## Begin

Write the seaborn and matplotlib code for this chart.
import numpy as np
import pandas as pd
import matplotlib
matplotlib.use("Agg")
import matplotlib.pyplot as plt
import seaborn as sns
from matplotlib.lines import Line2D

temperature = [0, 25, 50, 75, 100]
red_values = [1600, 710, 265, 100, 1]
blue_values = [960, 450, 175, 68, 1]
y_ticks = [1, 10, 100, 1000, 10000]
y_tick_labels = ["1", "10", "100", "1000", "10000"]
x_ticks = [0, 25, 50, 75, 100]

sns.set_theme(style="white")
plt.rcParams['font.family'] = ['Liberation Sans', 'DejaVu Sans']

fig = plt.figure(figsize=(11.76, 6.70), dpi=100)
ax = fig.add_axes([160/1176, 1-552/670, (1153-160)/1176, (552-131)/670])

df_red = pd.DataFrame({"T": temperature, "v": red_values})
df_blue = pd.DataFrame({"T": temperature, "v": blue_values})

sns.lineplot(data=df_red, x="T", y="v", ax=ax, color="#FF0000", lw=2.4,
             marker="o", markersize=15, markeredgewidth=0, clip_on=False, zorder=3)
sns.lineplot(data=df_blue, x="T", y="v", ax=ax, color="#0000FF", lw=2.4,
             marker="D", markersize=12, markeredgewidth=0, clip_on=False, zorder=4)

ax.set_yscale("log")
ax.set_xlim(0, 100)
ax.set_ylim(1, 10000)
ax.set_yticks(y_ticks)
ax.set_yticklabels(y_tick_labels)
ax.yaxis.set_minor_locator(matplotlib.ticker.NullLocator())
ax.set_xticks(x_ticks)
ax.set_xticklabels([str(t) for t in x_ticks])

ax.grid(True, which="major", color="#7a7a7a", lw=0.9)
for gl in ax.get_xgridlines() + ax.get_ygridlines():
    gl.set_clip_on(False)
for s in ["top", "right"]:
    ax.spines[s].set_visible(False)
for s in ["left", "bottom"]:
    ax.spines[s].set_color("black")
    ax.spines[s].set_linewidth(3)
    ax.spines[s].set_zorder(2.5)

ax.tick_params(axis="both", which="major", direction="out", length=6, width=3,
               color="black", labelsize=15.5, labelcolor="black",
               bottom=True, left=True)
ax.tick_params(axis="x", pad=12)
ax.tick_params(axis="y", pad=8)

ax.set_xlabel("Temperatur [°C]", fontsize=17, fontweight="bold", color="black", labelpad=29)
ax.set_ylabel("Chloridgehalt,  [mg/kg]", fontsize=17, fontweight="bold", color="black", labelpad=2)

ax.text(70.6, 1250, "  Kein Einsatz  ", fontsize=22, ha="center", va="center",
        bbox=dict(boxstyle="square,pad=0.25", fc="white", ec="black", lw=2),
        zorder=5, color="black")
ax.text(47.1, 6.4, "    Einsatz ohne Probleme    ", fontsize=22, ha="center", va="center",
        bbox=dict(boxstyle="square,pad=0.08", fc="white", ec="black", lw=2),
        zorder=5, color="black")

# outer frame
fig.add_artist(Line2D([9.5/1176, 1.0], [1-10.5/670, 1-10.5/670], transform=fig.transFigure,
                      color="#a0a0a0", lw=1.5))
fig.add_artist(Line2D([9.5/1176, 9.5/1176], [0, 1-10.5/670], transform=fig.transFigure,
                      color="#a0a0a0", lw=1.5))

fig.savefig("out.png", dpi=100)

## End
## Begin

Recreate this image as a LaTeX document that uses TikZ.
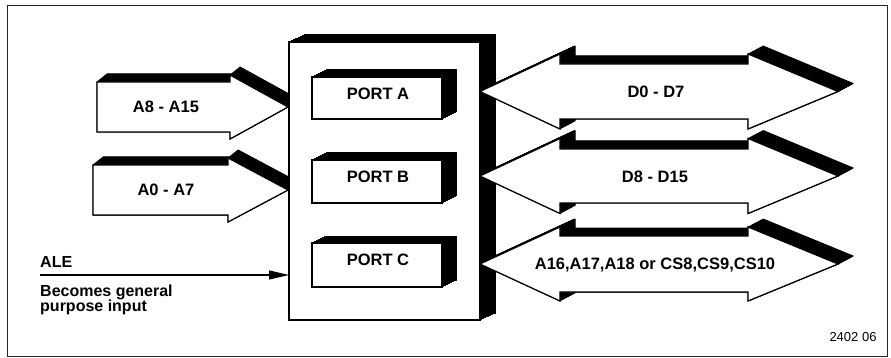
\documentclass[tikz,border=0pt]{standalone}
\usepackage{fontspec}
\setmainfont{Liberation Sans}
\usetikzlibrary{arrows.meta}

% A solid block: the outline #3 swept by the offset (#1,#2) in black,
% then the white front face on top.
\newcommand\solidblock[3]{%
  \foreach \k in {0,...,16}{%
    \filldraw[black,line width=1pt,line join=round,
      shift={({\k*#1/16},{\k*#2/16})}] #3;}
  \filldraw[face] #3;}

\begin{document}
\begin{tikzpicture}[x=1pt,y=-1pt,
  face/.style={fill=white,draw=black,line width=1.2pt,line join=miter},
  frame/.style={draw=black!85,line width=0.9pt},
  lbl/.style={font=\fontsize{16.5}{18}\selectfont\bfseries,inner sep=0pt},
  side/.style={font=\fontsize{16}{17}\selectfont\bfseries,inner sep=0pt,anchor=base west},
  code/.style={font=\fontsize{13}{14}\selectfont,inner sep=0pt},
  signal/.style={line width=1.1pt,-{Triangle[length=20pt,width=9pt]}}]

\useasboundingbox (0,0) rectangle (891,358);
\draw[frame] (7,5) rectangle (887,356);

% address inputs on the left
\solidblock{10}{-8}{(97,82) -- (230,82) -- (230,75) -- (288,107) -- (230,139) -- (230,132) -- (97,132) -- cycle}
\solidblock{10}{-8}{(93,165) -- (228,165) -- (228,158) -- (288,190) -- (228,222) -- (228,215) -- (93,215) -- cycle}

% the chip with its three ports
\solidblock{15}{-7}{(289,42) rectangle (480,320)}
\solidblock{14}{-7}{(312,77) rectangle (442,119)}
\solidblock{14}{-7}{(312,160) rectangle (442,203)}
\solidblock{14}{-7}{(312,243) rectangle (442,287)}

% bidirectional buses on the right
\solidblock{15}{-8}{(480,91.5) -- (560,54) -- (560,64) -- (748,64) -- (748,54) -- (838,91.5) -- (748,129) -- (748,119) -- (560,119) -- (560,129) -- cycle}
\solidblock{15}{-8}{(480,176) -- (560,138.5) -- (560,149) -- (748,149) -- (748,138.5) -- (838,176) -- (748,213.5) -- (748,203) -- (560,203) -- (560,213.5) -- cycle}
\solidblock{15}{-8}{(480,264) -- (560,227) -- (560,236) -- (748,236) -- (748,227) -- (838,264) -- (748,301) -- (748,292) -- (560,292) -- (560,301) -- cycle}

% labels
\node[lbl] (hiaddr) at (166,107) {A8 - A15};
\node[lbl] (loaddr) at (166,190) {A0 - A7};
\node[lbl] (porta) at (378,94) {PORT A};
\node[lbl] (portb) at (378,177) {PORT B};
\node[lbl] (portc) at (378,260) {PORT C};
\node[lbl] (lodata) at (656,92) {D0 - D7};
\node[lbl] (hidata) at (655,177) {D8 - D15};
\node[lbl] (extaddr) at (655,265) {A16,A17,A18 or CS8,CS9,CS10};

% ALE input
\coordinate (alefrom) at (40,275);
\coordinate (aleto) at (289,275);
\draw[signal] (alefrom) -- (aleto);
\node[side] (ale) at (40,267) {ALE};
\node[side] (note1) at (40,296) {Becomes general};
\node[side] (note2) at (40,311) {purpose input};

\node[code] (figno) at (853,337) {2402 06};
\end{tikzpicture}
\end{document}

## End

--- PROBLEM REQUIREMENTS ---
Extract exactly and only the lines above from the line containing "Write the seaborn" through the line containing "ax.set_xticklabels([str(t) for t in x_ticks])", both end lines included.

--- CORRECT ANSWER ---
Write the seaborn and matplotlib code for this chart.
import numpy as np
import pandas as pd
import matplotlib
matplotlib.use("Agg")
import matplotlib.pyplot as plt
import seaborn as sns
from matplotlib.lines import Line2D

temperature = [0, 25, 50, 75, 100]
red_values = [1600, 710, 265, 100, 1]
blue_values = [960, 450, 175, 68, 1]
y_ticks = [1, 10, 100, 1000, 10000]
y_tick_labels = ["1", "10", "100", "1000", "10000"]
x_ticks = [0, 25, 50, 75, 100]

sns.set_theme(style="white")
plt.rcParams['font.family'] = ['Liberation Sans', 'DejaVu Sans']

fig = plt.figure(figsize=(11.76, 6.70), dpi=100)
ax = fig.add_axes([160/1176, 1-552/670, (1153-160)/1176, (552-131)/670])

df_red = pd.DataFrame({"T": temperature, "v": red_values})
df_blue = pd.DataFrame({"T": temperature, "v": blue_values})

sns.lineplot(data=df_red, x="T", y="v", ax=ax, color="#FF0000", lw=2.4,
             marker="o", markersize=15, markeredgewidth=0, clip_on=False, zorder=3)
sns.lineplot(data=df_blue, x="T", y="v", ax=ax, color="#0000FF", lw=2.4,
             marker="D", markersize=12, markeredgewidth=0, clip_on=False, zorder=4)

ax.set_yscale("log")
ax.set_xlim(0, 100)
ax.set_ylim(1, 10000)
ax.set_yticks(y_ticks)
ax.set_yticklabels(y_tick_labels)
ax.yaxis.set_minor_locator(matplotlib.ticker.NullLocator())
ax.set_xticks(x_ticks)
ax.set_xticklabels([str(t) for t in x_ticks])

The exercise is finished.